At least 1/2 of the surface is covered by floating plants, up to 3/4 before I take some out, so that dims the tank quite a bit. I want to keep it like that because my Betta will bite his own caudal fin when exposed to bright lights. So it is very likely that whatever type of plant I get will have to deal with floating plants above it as well.


----------



## mistergreen (Dec 9, 2006)

Anacharis will be fine. It's a weed and will grow most anywhere.


----------



## WATduh (Feb 27, 2011)

Akeath said:


> I saw some of this at the store today, Egeria densa. I would really like to put it in my low-tech Betta tank, but the temperature in there is 80 degrees (26.6 C.), and as I'm researching about this plant I'm hearing that it doesn't like really warm water. Would 80 degrees be too hot for it to do well?
> 
> If Anacharis won't work, is there any other fine-leaved plant that would do okay at that temperature in a low tech tank? I do add fertilizer, but no CO2. I have just regular gravel, but I wouldn't be adverse to adding root tabs.
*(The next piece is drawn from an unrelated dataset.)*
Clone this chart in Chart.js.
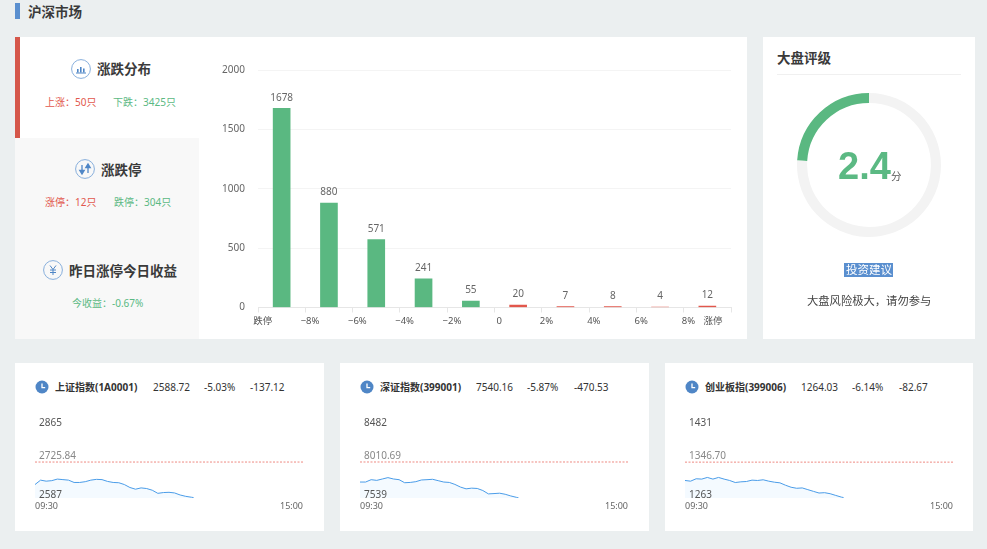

The lighting is 5500 Kelvin, 2 watts per gallon, however there are floating plants at the top that dim the tank a bit. I also saw some Rotala indica at the store, how would that fare?


Anacharis is one of the easiest plans to grow. It will do fine it most any conditions. I prefer to plant my. I just trim off the bottom inch or two, strip down some of the bottoms leaves and plant it into the substrate at an angle. It will then grow out anchoring roots. I actually still have a bunch of Anacharis growing in my 50b- I keep the water temp in this tank around 78f. I think it does do a little better with CO2- in fact- it loves CO2, but it will still do ok without it. It is NOT a root feeder. Root tabs will not help this plant. Don't waste your money.

I like to plant it where it receives gentle water flow, not enough to tear it up out of the substrate, but enough to keep algae and other matter from settling on the leaves.

Rotala may do ok, but if you have high lighting, it will really bring out the full potential of the coloring. If you try it, plant it where it will receive the most direct light (away from floating plants or larger plants that will overshadow it). Rotala is not a heavy root feeder either. I'm indifferent to adding root tabs for this plant as well. I guess it couldn't hurt though.

Have you considered Caroliniana Cabomba?


----------



## Akeath (Dec 28, 2009)

I have looked into the Cabomba. Its exactly the look I want, but I don't want to even keep a plant that is causing that many problems in the local waterways, regardless of how pretty it is. Same thing with Ambulia.


----------



## WATduh (Feb 27, 2011)

Akeath said:


> I have looked into the Cabomba. Its exactly the look I want, but I don't want to even keep a plant that is causing that many problems in the local waterways, regardless of how pretty it is. Same thing with Ambulia.


You shouldn't let that deter you. If that's the look you want then go for it. Just be a responsible Aquarist when disposing of unwanted/unused plants. Cabomba was and continues to be one of my most favorite plants in the hobby.


----------



## Zefrik (Oct 23, 2011)

I have it in one of my low light low tech planted tanks and it grows like crazy. I trim it and put it in my pond for the koi.


----------